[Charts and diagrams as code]
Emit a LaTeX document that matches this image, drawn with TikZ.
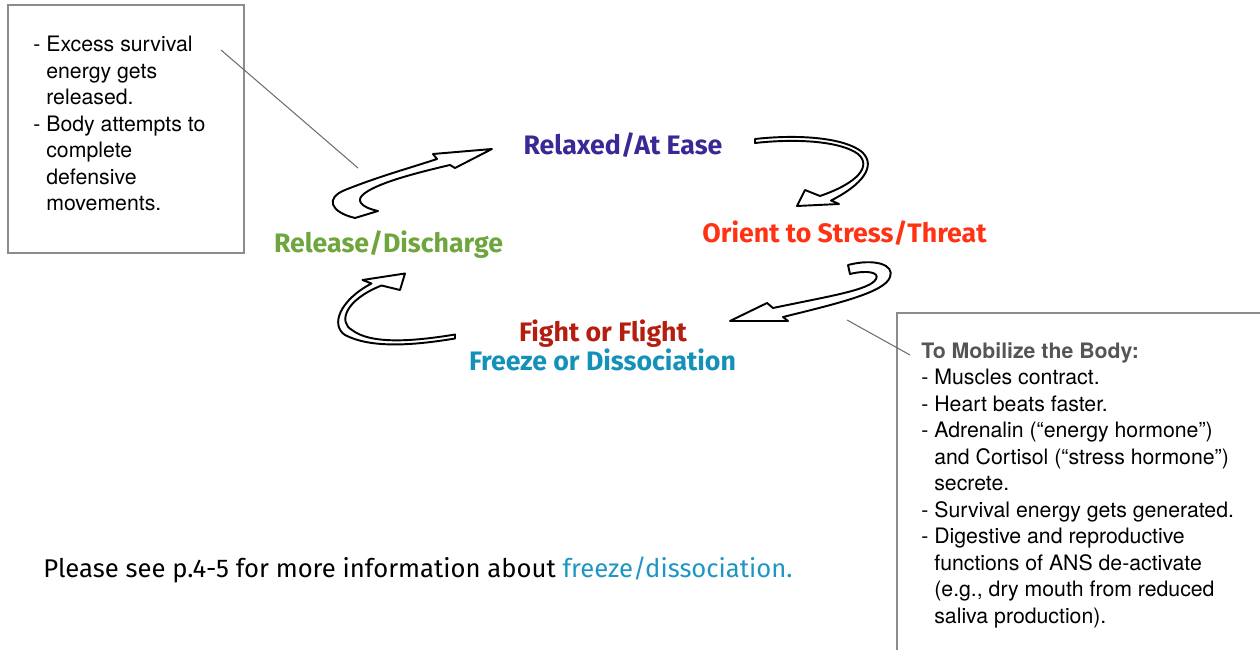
\documentclass[tikz,border=0pt]{standalone}
\usepackage{fontspec}
\setmainfont{TeX Gyre Heros}
\newfontfamily\firafont{Fira Sans}
\usepackage{tikz}
\definecolor{relaxcol}{RGB}{58,40,150}
\definecolor{orientcol}{RGB}{255,50,20}
\definecolor{releasecol}{RGB}{110,165,60}
\definecolor{fightcol}{RGB}{180,30,15}
\definecolor{freezecol}{RGB}{20,145,185}
\definecolor{linkcol}{RGB}{30,150,195}
\definecolor{headcol}{RGB}{85,85,85}
\definecolor{boxgray}{RGB}{140,140,140}
\definecolor{linegray}{RGB}{110,110,110}
\pgfdeclarelayer{nodelayer}
\pgfdeclarelayer{edgelayer}
\pgfsetlayers{edgelayer,nodelayer,main}
\tikzstyle{stage}=[font=\firafont\bfseries\fontsize{15.2}{17}\selectfont, anchor=base, inner sep=0pt]
\tikzstyle{note}=[font=\fontsize{12.1}{15.05}\selectfont, anchor=base west, align=left, inner sep=0pt]
\tikzstyle{remark}=[font=\firafont\fontsize{14.6}{16}\selectfont, anchor=base west, inner sep=0pt]
\tikzset{hollow/.style={draw=black, fill=white, line width=1.1pt, line join=round}}
\tikzset{frame/.style={draw=boxgray, line width=1.1pt}}
\tikzset{leader/.style={draw=linegray, line width=0.6pt}}
\newcommand{\ind}{\phantom{-\ }}

\begin{document}
\begin{tikzpicture}
	\useasboundingbox (0, 0) rectangle (25.2, -13);
	\begin{pgfonlayer}{nodelayer}
		\node [style=stage, text=relaxcol] (0) at (12.46, -3.1) {Relaxed/At Ease};
		\node [style=stage, text=orientcol] (1) at (16.89, -4.86) {Orient to Stress/Threat};
		\node [style=stage, text=fightcol] (2) at (12.06, -6.84) {Fight or Flight};
		\node [style=stage, text=freezecol] (3) at (12.05, -7.42) {Freeze or Dissociation};
		\node [style=stage, text=releasecol] (4) at (7.77, -5.06) {Release/Discharge};
		% multi-line notes sit on their last line
		\node [style=note] (5) at (0.66, -4.21) {-\ Excess survival\\ \ind energy gets\\ \ind released.\\ -\ Body attempts to\\ \ind complete\\ \ind defensive\\ \ind movements.};
		\node [style=note] (6) at (18.42, -12.46) {\textcolor{headcol}{\bfseries To Mobilize the Body:}\\ -\ Muscles contract.\\ -\ Heart beats faster.\\ -\ Adrenalin (“energy hormone”)\\ \ind and Cortisol (“stress hormone”)\\ \ind secrete.\\ -\ Survival energy gets generated.\\ -\ Digestive and reproductive\\ \ind functions of ANS de-activate\\ \ind (e.g., dry mouth from reduced\\ \ind saliva production).};
		\node [style=remark] (7) at (0.86, -11.54) {Please see p.4-5 for more information about \textcolor{linkcol}{freeze/dissociation.}};
		\coordinate (8) at (4.42, -1.0);
		\coordinate (9) at (7.16, -3.36);
		\coordinate (10) at (16.94, -6.4);
		\coordinate (11) at (18.2, -7.1);
	\end{pgfonlayer}
	\begin{pgfonlayer}{edgelayer}
		% boxes
		\draw [style=frame] (0.16, -0.1) rectangle (4.88, -5.06);
		\draw [style=frame] (25.4, -6.26) -- (17.94, -6.26) -- (17.94, -13.2);
		\draw [style=leader] (8) to (9);
		\draw [style=leader] (10) to (11);
		% release -> relaxed
		\draw [style=hollow] (7.1, -4.36) .. controls (6.6, -4.24) and (6.5, -3.96) .. (6.9, -3.8)
			.. controls (7.6, -3.52) and (8.2, -3.36) .. (8.74, -3.18)
			-- (8.66, -3.08) -- (9.84, -2.98) -- (9.1, -3.36) -- (9, -3.3)
			.. controls (8.4, -3.44) and (7.6, -3.64) .. (7.3, -3.86)
			.. controls (7.1, -4) and (7.2, -4.14) .. (7.56, -4.22) -- cycle;
		% relaxed -> orient
		\draw [style=hollow] (15.1, -2.78) .. controls (16, -2.68) and (16.9, -2.76) .. (17.24, -3.04)
			.. controls (17.54, -3.32) and (17.24, -3.7) .. (16.62, -4.01)
			-- (16.78, -4.08) -- (15.94, -4.12) -- (16.1, -3.8) -- (16.4, -3.92)
			.. controls (17.16, -3.66) and (17.44, -3.32) .. (17.16, -3.08)
			.. controls (16.84, -2.84) and (16, -2.76) .. (15.1, -2.86) -- cycle;
		% orient -> fight
		\draw [style=hollow] (16.96, -5.3) .. controls (17.5, -5.16) and (17.9, -5.3) .. (17.8, -5.54)
			.. controls (17.7, -5.84) and (16.8, -6.06) .. (15.66, -6.34)
			-- (15.76, -6.42) -- (14.6, -6.42) -- (15.34, -6.06) -- (15.46, -6.16)
			.. controls (16.6, -5.92) and (17.4, -5.8) .. (17.52, -5.58)
			.. controls (17.6, -5.44) and (17.32, -5.4) .. (17, -5.48) -- cycle;
		% fight -> release
		\draw [style=hollow] (9.1, -6.77) .. controls (8.2, -6.92) and (7.4, -6.96) .. (6.9, -6.7)
			.. controls (6.6, -6.5) and (6.8, -6) .. (7.43, -5.67)
			-- (7.25, -5.6) -- (8.1, -5.47) -- (8, -5.8) -- (7.63, -5.71)
			.. controls (6.9, -6) and (6.76, -6.44) .. (7.04, -6.6)
			.. controls (7.4, -6.88) and (8.2, -6.84) .. (9.1, -6.69) -- cycle;
	\end{pgfonlayer}
\end{tikzpicture}
\end{document}
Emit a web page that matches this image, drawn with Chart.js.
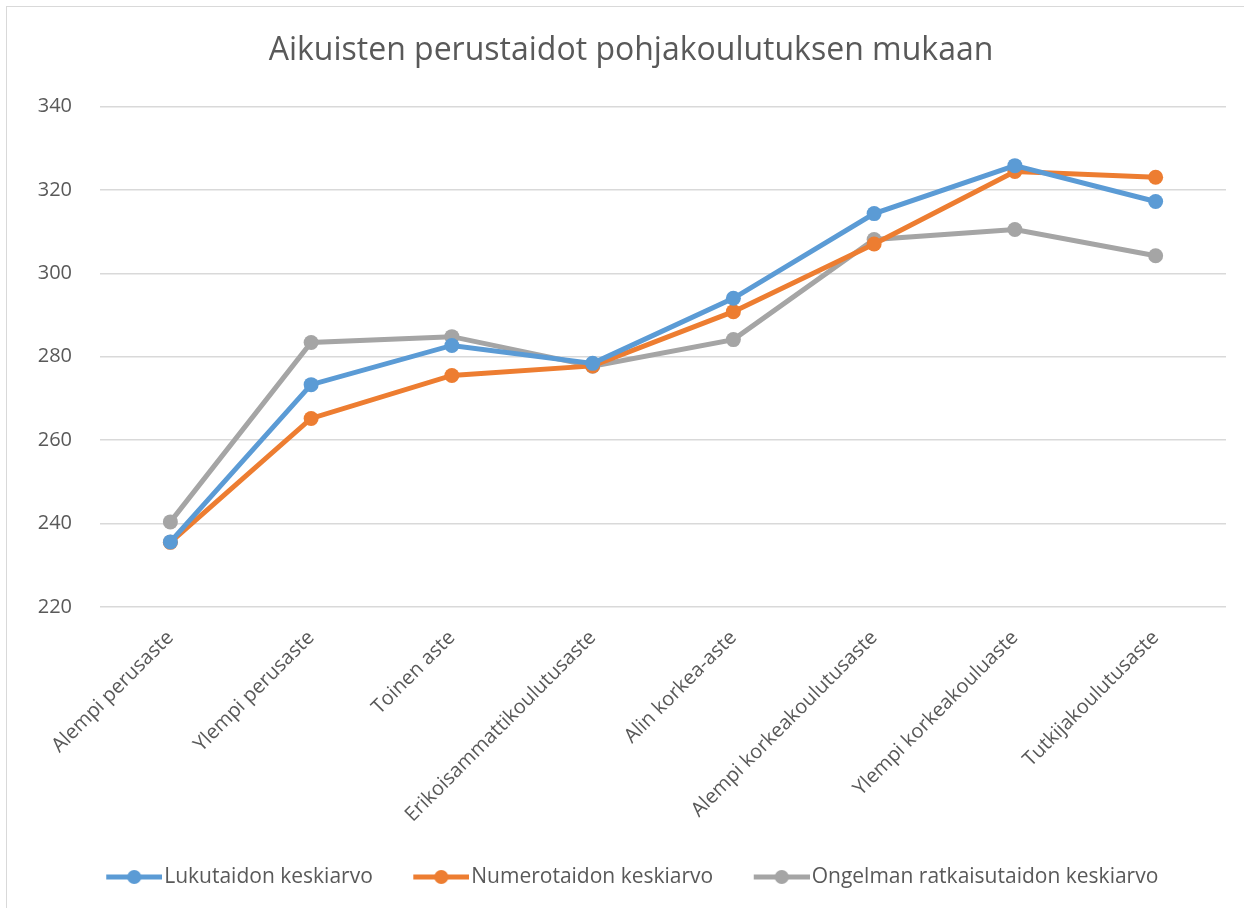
<!DOCTYPE html>
<html>
<head>
<meta charset="utf-8">
<script src="https://cdn.jsdelivr.net/npm/chart.js@4.4.1/dist/chart.umd.min.js"></script>
<style>
  html, body { margin: 0; padding: 0; background: #ffffff; overflow: hidden; }
  #frame { position: absolute; left: 6px; top: 6px; width: 1250px; height: 910px; border: 1.5px solid #d9d9d9; box-sizing: border-box; }
  #wrap { position: absolute; left: 0; top: 0; width: 1244px; height: 908px; }
</style>
</head>
<body>
<div id="frame"></div>
<div id="wrap"><canvas id="c" width="1244" height="908"></canvas></div>
<script>
const chartTitle = 'Aikuisten perustaidot pohjakoulutuksen mukaan';
const categories = ['Alempi perusaste', 'Ylempi perusaste', 'Toinen aste', 'Erikoisammattikoulutusaste', 'Alin korkea-aste', 'Alempi korkeakoulutusaste', 'Ylempi korkeakouluaste', 'Tutkijakoulutusaste'];
const seriesNames = ['Lukutaidon keskiarvo', 'Numerotaidon keskiarvo', 'Ongelman ratkaisutaidon keskiarvo'];
const lukutaito = [235.6, 273.3, 282.7, 278.4, 294.0, 314.3, 325.8, 317.2];
const numerotaito = [235.5, 265.2, 275.5, 277.8, 290.8, 307.0, 324.4, 323.0];
const ongelmanratkaisu = [240.4, 283.4, 284.8, 277.7, 284.1, 308.1, 310.5, 304.2];
const yTicks = [220, 240, 260, 280, 300, 320, 340];

const colors = ['#5B9BD5', '#ED7D31', '#A5A5A5'];
const textColor = '#595959';
const FONT = '"Open Sans", "DejaVu Sans", sans-serif';

// legend marker: line with a dot, drawn in the right part of a wider transparent image
const ICON_BOX = 82;
function legendIcon(color) {
  const cv = document.createElement('canvas');
  cv.width = 99; cv.height = 16;
  const g = cv.getContext('2d');
  g.strokeStyle = color; g.lineWidth = 5; g.lineCap = 'butt';
  g.beginPath(); g.moveTo(43, 8); g.lineTo(99, 8); g.stroke();
  g.fillStyle = color;
  g.beginPath(); g.arc(71, 8, 7, 0, Math.PI * 2); g.fill();
  return cv;
}

const legendShift = {
  id: 'legendShift',
  afterLayout(chart) {
    if (chart.legend) { chart.legend.left -= 16; chart.legend.right -= 16; }
  }
};

const seriesData = [lukutaito, numerotaito, ongelmanratkaisu];
const datasets = seriesNames.map((name, i) => ({
  label: name,
  data: seriesData[i],
  borderColor: colors[i],
  backgroundColor: colors[i],
  borderWidth: 5,
  pointRadius: 7.5,
  pointHoverRadius: 7.5,
  pointBorderWidth: 0,
  pointStyle: 'circle',
  tension: 0,
  fill: false
}));

new Chart(document.getElementById('c'), {
  type: 'line',
  data: { labels: categories, datasets },
  plugins: [legendShift],
  options: {
    responsive: false,
    animation: false,
    events: [],
    layout: { padding: { left: 36, right: 18, top: 0, bottom: 10.5 } },
    plugins: {
      title: {
        display: true,
        text: chartTitle,
        color: textColor,
        font: { family: FONT, size: 32, weight: 'normal' },
        padding: { top: 32, bottom: 36 }
      },
      legend: {
        position: 'bottom',
        labels: {
          color: textColor,
          font: { family: FONT, size: 21 },
          usePointStyle: true,
          pointStyleWidth: ICON_BOX,
          padding: 6,
          generateLabels: (chart) => chart.data.datasets.map((ds, i) => ({
            text: ds.label,
            fillStyle: ds.borderColor,
            strokeStyle: ds.borderColor,
            pointStyle: legendIcon(ds.borderColor),
            lineWidth: 0,
            datasetIndex: i,
            fontColor: textColor
          }))
        }
      },
      tooltip: { enabled: false }
    },
    scales: {
      x: {
        offset: true,
        grid: { display: false, drawTicks: false },
        border: { display: false },
        ticks: {
          color: textColor,
          font: { family: FONT, size: 20 },
          maxRotation: 45,
          minRotation: 45,
          padding: 19,
          autoSkip: false
        },
        afterFit: (s) => { s.height = 253.5; }
      },
      y: {
        min: 220,
        max: 340,
        afterBuildTicks: (s) => { s.ticks = yTicks.map(v => ({ value: v })); },
        grid: { color: '#d9d9d9', lineWidth: 1.5, drawTicks: false },
        border: { display: false },
        ticks: {
          color: textColor,
          font: { family: FONT, size: 20 },
          padding: 28
        },
        afterFit: (s) => { s.width = 64; }
      }
    }
  }
});
</script>
</body>
</html>
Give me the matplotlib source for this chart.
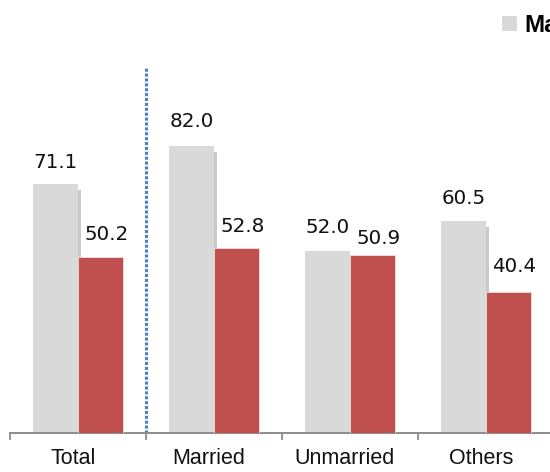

▸ **What you need to do**: Repeat the lines above exactly, beginning with the one containing "Emit a web page" and finishing with the one containing "const yTicks = [220, 240, 260, 280, 300, 320, 340];". No pictures belong in the copy.

▸ **Answer**:
Emit a web page that matches this image, drawn with Chart.js.
<!DOCTYPE html>
<html>
<head>
<meta charset="utf-8">
<script src="https://cdn.jsdelivr.net/npm/chart.js@4.4.1/dist/chart.umd.min.js"></script>
<style>
  html, body { margin: 0; padding: 0; background: #ffffff; overflow: hidden; }
  #frame { position: absolute; left: 6px; top: 6px; width: 1250px; height: 910px; border: 1.5px solid #d9d9d9; box-sizing: border-box; }
  #wrap { position: absolute; left: 0; top: 0; width: 1244px; height: 908px; }
</style>
</head>
<body>
<div id="frame"></div>
<div id="wrap"><canvas id="c" width="1244" height="908"></canvas></div>
<script>
const chartTitle = 'Aikuisten perustaidot pohjakoulutuksen mukaan';
const categories = ['Alempi perusaste', 'Ylempi perusaste', 'Toinen aste', 'Erikoisammattikoulutusaste', 'Alin korkea-aste', 'Alempi korkeakoulutusaste', 'Ylempi korkeakouluaste', 'Tutkijakoulutusaste'];
const seriesNames = ['Lukutaidon keskiarvo', 'Numerotaidon keskiarvo', 'Ongelman ratkaisutaidon keskiarvo'];
const lukutaito = [235.6, 273.3, 282.7, 278.4, 294.0, 314.3, 325.8, 317.2];
const numerotaito = [235.5, 265.2, 275.5, 277.8, 290.8, 307.0, 324.4, 323.0];
const ongelmanratkaisu = [240.4, 283.4, 284.8, 277.7, 284.1, 308.1, 310.5, 304.2];
const yTicks = [220, 240, 260, 280, 300, 320, 340];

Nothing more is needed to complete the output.